I have a SQL query that is taking hours to run. Basically, I'm looking to find documents (PDF) in our "page" table that has special characters. I find those PDFs in the PDFFile table. Executing just the first AND clause returns in 16 seconds. Adding a second clause makes the SQL take 3hrs. Trying to figure out what I'm doing wrong. Any help is greatly appreciated.

The query:

select b.bookletname, b.trackingID, b.[version], s.name
from page p
inner join section s on s.id = p.sectionid
inner join booklet b on b.id = s.bookletid
INNER JOIN [user] u ON b.CreatedBy = u.id
INNER JOIN client c ON c.id = u.clientID
WHERE u.clientID = 2
AND p.[filename] IN (
    SELECT DISTINCT pdf.[FileName]
    FROM PDFFile pdf
    WHERE pdf.fileName LIKE '%\<%' ESCAPE '\'
    OR pdf.fileName LIKE '%\>%' ESCAPE '\'
    OR pdf.fileName LIKE '%\"%' ESCAPE '\'
    OR pdf.fileName LIKE '%\%%' ESCAPE '\'
    OR pdf.fileName LIKE '%''%' ESCAPE '\'
    OR pdf.fileName LIKE '%\*%' ESCAPE '\'
    OR pdf.fileName LIKE '%\+%' ESCAPE '\'
    OR pdf.fileName LIKE '%\\%' ESCAPE '\'
    OR pdf.fileName LIKE '%\/%' ESCAPE '\'
    OR pdf.fileName LIKE '%\:%' ESCAPE '\'
    OR pdf.fileName LIKE '%\?%' ESCAPE '\'
    OR pdf.fileName LIKE '%\[%' ESCAPE '\'
    OR pdf.fileName LIKE '%\]%' ESCAPE '\'
    OR pdf.fileName LIKE '%\|%' ESCAPE '\'
)
OR p.[PDF_File_Name] IN (
    SELECT DISTINCT pdf.[FileName]
    FROM PDFFile pdf
    WHERE pdf.fileName LIKE '%\<%' ESCAPE '\'
    OR pdf.fileName LIKE '%\>%' ESCAPE '\'
    OR pdf.fileName LIKE '%\"%' ESCAPE '\'
    OR pdf.fileName LIKE '%\%%' ESCAPE '\'
    OR pdf.fileName LIKE '%''%' ESCAPE '\'
    OR pdf.fileName LIKE '%\*%' ESCAPE '\'
    OR pdf.fileName LIKE '%\+%' ESCAPE '\'
    OR pdf.fileName LIKE '%\\%' ESCAPE '\'
    OR pdf.fileName LIKE '%\/%' ESCAPE '\'
    OR pdf.fileName LIKE '%\:%' ESCAPE '\'
    OR pdf.fileName LIKE '%\?%' ESCAPE '\'
    OR pdf.fileName LIKE '%\[%' ESCAPE '\'
    OR pdf.fileName LIKE '%\]%' ESCAPE '\'
    OR pdf.fileName LIKE '%\|%' ESCAPE '\'
)
OR p.[PDFName] IN (
    SELECT DISTINCT pdf.[FileName]
    FROM PDFFile pdf
    WHERE pdf.fileName LIKE '%\<%' ESCAPE '\'
    OR pdf.fileName LIKE '%\>%' ESCAPE '\'
    OR pdf.fileName LIKE '%\"%' ESCAPE '\'
    OR pdf.fileName LIKE '%\%%' ESCAPE '\'
    OR pdf.fileName LIKE '%''%' ESCAPE '\'
    OR pdf.fileName LIKE '%\*%' ESCAPE '\'
    OR pdf.fileName LIKE '%\+%' ESCAPE '\'
    OR pdf.fileName LIKE '%\\%' ESCAPE '\'
    OR pdf.fileName LIKE '%\/%' ESCAPE '\'
    OR pdf.fileName LIKE '%\:%' ESCAPE '\'
    OR pdf.fileName LIKE '%\?%' ESCAPE '\'
    OR pdf.fileName LIKE '%\[%' ESCAPE '\'
    OR pdf.fileName LIKE '%\]%' ESCAPE '\'
    OR pdf.fileName LIKE '%\|%' ESCAPE '\'
)

Solution

  • Rewrite this using exists and simplify the likes.
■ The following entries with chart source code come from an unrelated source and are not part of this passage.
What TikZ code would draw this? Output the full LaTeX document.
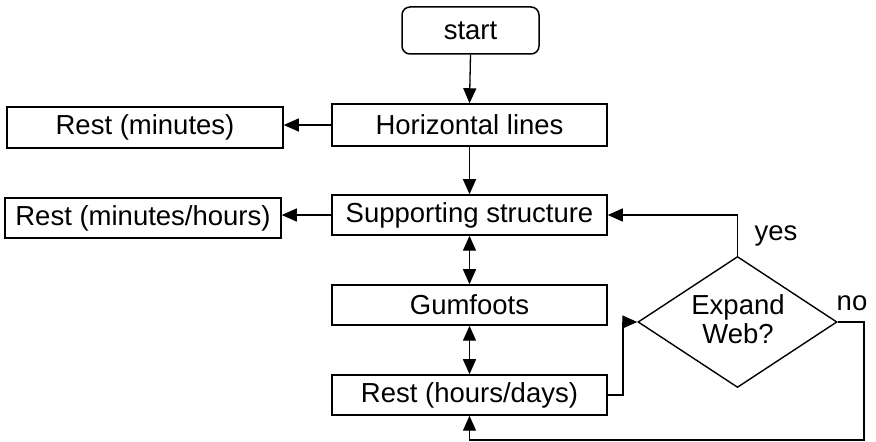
\documentclass[tikz,border=0pt]{standalone}
\usepackage{fontspec}
\setmainfont{Liberation Sans}
\usetikzlibrary{arrows.meta,shapes.geometric}
\begin{document}
\begin{tikzpicture}[x=1pt,y=1pt,
  font=\fontsize{27.5}{31}\selectfont,
  box/.style={draw,line width=1.5pt,rectangle,inner sep=0pt,minimum width=275pt,minimum height=40pt},
  startbox/.style={draw,line width=1.5pt,rounded corners=8pt,inner sep=0pt,minimum width=137pt,minimum height=47pt},
  decide/.style={draw,line width=1.4pt,diamond,inner sep=0pt,minimum width=199pt,minimum height=131pt,align=center},
  lbl/.style={inner sep=0pt},
  conn/.style={line width=1.3pt,-{Triangle[length=15pt,width=13pt]}},
  bconn/.style={line width=1.3pt,{Triangle[length=15pt,width=13pt]}-{Triangle[length=15pt,width=13pt]}}
]
\useasboundingbox (0,0) rectangle (876,442);
\node[startbox] (start) at (470.5,411.5) {start};
\node[box,minimum height=42pt] (hl) at (469.5,317) {Horizontal lines};
\node[box,minimum width=276pt,minimum height=41pt] (rm) at (145,314.5) {Rest (minutes)};
\node[box] (ss) at (469.5,227) {Supporting structure};
\node[box,minimum width=276pt] (rmh) at (143,224) {Rest (minutes/hours)};
\node[box] (gum) at (469.5,137) {Gumfoots};
\node[box] (rhd) at (469.5,47) {Rest (hours/days)};
\node[decide] (dec) at (737.5,120) {};
\node[lbl,align=center,font=\fontsize{27.5}{29}\selectfont] (dectext) at (738,123) {Expand\\Web?};
\node[lbl] (yes) at (776,206) {yes};
\node[lbl] (no) at (852,139) {no};
\coordinate (nocorner) at (864,120);
\coordinate (nobottom) at (864,2);
\coordinate (rhdturn) at (623,47);

\draw[conn] (start.south) -- (hl.north);
\draw[conn] (hl.west) -- (hl.west -| rm.east);
\draw[conn] (hl.south) -- (ss.north);
\draw[conn] (ss.west) -- (ss.west -| rmh.east);
\draw[bconn] (ss.south) -- (gum.north);
\draw[bconn] (gum.south) -- (rhd.north);
\draw[conn] (rhd.east) -- (rhdturn) |- (dec.west);
\draw[conn] (dec.north) |- (ss.east);
\draw[conn] (dec.east) -- (nocorner) -- (nobottom) -| (rhd.south);
\end{tikzpicture}
\end{document}
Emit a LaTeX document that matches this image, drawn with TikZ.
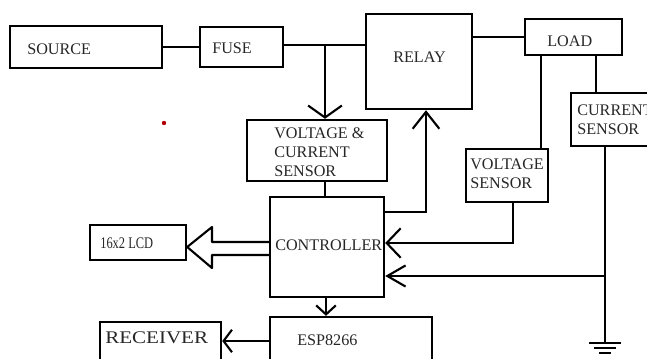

SQL Server allows you to have lists of characters in the pattern, and most of the character you have do not need escaping (I hope I got the resulting pattern exactly right).

    I would recommend:

    select b.bookletname, b.trackingID, b.[version], s.name
    from page p inner join
         section s
         on s.id = p.sectionid inner join
         booklet b
         on b.id = s.bookletid inner join
         [user] u
         on b.CreatedBy = u.id inner join
         client c 
         on c.id = u.clientID
    where u.clientID = 2 and
          (exists (select 1
                   from PDFFile pdf
                   where pdf.fileName LIKE '%[<>"''*+\\/:?\[\]|]%' ESCAPE '\' and
                         pdf.fileName = p.filename
                  ) or
           exists (select 1
                   from PDFFile pdf
                   where pdf.fileName LIKE '%[<>"''*+\\/:?\[\]|]%' ESCAPE '\' and
                         pdf.fileName = p.PDF_File_Name
                  ) or
           exists (select 1
                   from PDFFile pdf
                   where pdf.fileName LIKE '%[<>"''*+\\/:?\[\]|]%' ESCAPE '\' and
                         pdf.fileName = p.PDFName
                  )
          );
    

    You want to be sure that you have an index on PDFFile(fileName) for performance.

    I also changed the logic. Your original logic was like where A and B or C or D which is parsed as where (A and B) or C or C. I changed it to where A and (B or C or D). This might also have accounted for a performance bottleneck.